I have always been okay with that.
Because we are all so close in age, it has always been easy for us to relate to each other, even if at times we lose sight (and interest) of what’s important to the others. We grew up very differently. I have always been the dreamer, Ivan has been the goal oriented overachiever and Gus has been above all things the baby. The one we were all supposed to watch over even though more often than not, he has been the adult when there were no volunteers.
I’ve never looked at Gus and really seen him as an adult. Although watching Ivan grow into a man has been easy because we grew up together and for most of our lives we were partners in crime, with Gus it's been different. With him it's difficult. Gus was the one I would get into fist fights with as children. He was the one who spent from age 11 to age 18 in a bad mood.
Gus and I didn’t become friends until college and it wasn’t until I became officially an adult (ie- job, house and bills) that I realized that all along Gus and I were the two who were most similar of the three. Sure, Ivan and I are physically very much alike, but Gus and I have the same spirit.
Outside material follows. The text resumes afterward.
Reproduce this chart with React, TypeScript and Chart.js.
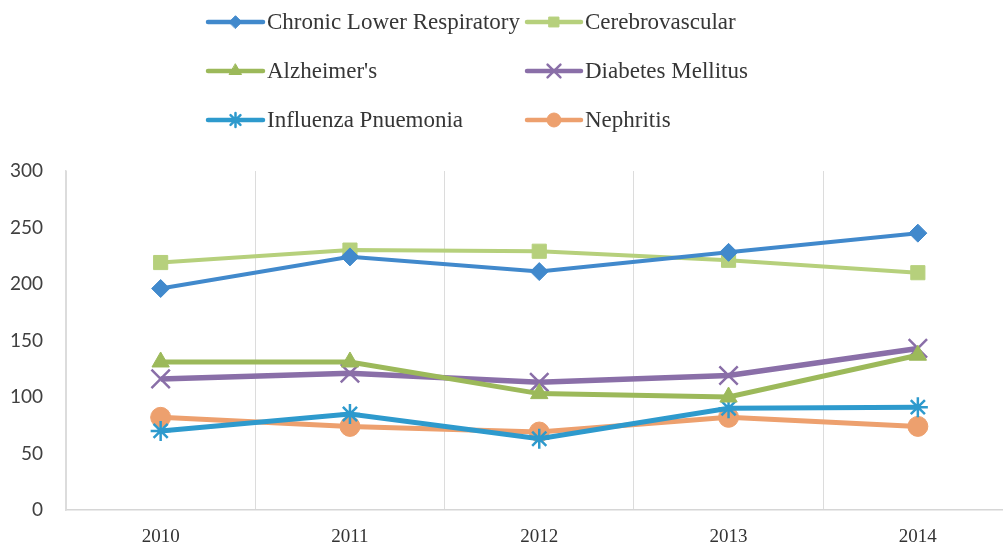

We always had big dreams for Gus. We always dreamt that Gus would become a surgeon (that was until he nearly fainted while I was getting stitches on my hand), or an engineer, or something along those lines. But since childhood he was a gifted businessman.
He went on to college to major in International Business Management and Finance.
In a little over two weeks, Gussie will be graduating and I have begun to feel just a little bit old. I remember him going to school when he was still in Kindergarten, when he was in First grade and I had to tell my teacher that I had to go to the bathroom so I could make sure he’d eat his lunch (our nanny made the WORSE lunches ever!), I remember his first day of High School, and I remember driving to college with him on his first day so he wouldn’t be alone during orientation.
Now he is graduating, and though I never thought he wouldn’t, I didn’t think this day would ever come. For me, this represents the end of an era. And I am so proud of him! In some levels I feel like I am partly responsible for the person he is today. I am sure Ivan feels that way too.
Today I am going to go pick up his graduation gift. Though I can’t tell you what it is just yet, I hope that whenever he looks at it he remembers that he is a great man with a bright future and that regardless of whether or not he has grown up, he is still the baby in our little team of three.